CBS did what it always has done: It produced and broadcast a highly polished segment in which the argument was magisterially framed to its advantage, with the facts favorable to CBS cherry-picked for presentation while annoying contrary facts were ignored. Carefully edited prime-time-quality interviews of their supposedly authoritative expert witnesses were laid in. The whole package was opened, narrated and concluded with dignified contempt for their victim by their star asset, Uber-anchor Dan Rather. Enough said. Full stop. Next matter. Long live the King.

Then the bloggers went to work. From the four corners of humanity experts started deconstructing the "truth" that CBS had presented. Who knew that there are experts who specialize just in the history of IBM selectric typing balls, or the kerning capacity of computer printing (the carrying of the tail in the letter "y" under the space of the preceding letter, as in the word "my." Typewriters can't do it; computers can.)

As each of these experts added their information to one blog, other bloggers would monitor it, pass it on, add a new fact, reorganize the analysis, synthesize new information. If new information proved wrong, it was corrected by yet another expert in the blogosphere. Mistakes were cheerfully admitted and instantly corrected. People who had filled out such forms thirty years ago added their analysis. Both technical and historic information constantly came in -- ever-increasing the fullness of understanding on the topic. It was like watching time-lapse photography of a cell dividing and growing. It was as if the very mechanism for establishing truth was a living, pulsating force.

CBS had one handwriting expert against the Internet blog's legions of subspecialists. It was pathetic. CBS couldn't possibly employ enough producers to identify each and every new specialist they needed, track them down, contact them and get their testimony -- at 11 p.m. or 2 a.m. The bloggers couldn't find them either. The blogger's advantage is that the experts find the bloggers. There are just millions of smart people all over the world sitting at their computers, ready to join the quest. The bloggers themselves often add powerful analytical capacity to the process. It is like a reporter having a team of high-powered lawyers helping construct the strongest possible line of reasoning to their reports -- paragraph by paragraph.

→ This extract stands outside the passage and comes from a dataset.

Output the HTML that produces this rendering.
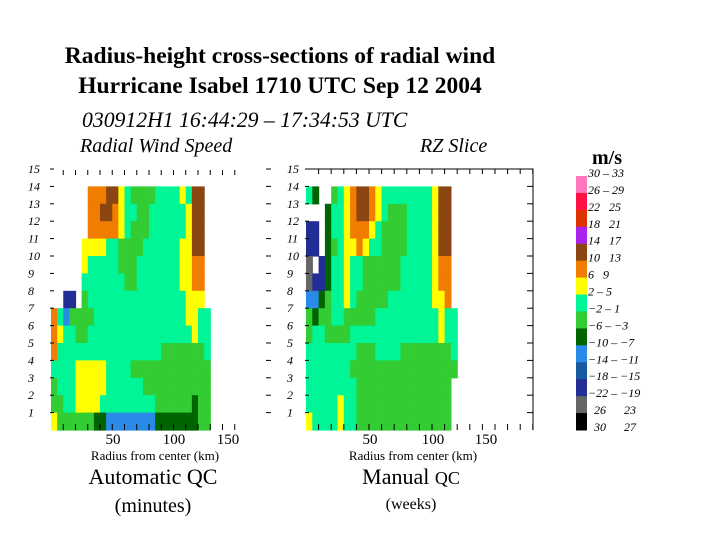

The Internet bloggers picked CBS's story as clean as a school of piranhas would pick clean some poor water buffalo that wandered into their river.

The bloggers have had this capacity for a few years now. We had a pre-taste of it in the Trent Lott affair. But what has made the bloggers now a strategic component of national politics is that their readership now includes many senior reporters, editors and producers in the old media.

There are enough self-respecting old media journalists who simply cannot see the cornucopia of valid information on the Internet and then ignore it in their reporting.

So, instead of the bloggers only reaching their few million readers, they are reaching the larger mass public through the old media. The old media is becoming complicit in its own demise, just as some French aristocrats supported the revolution against their own ancient regime.

Count me a supporter of the revolution. But revolutions are messy affairs, where much of value is lost as well as gained.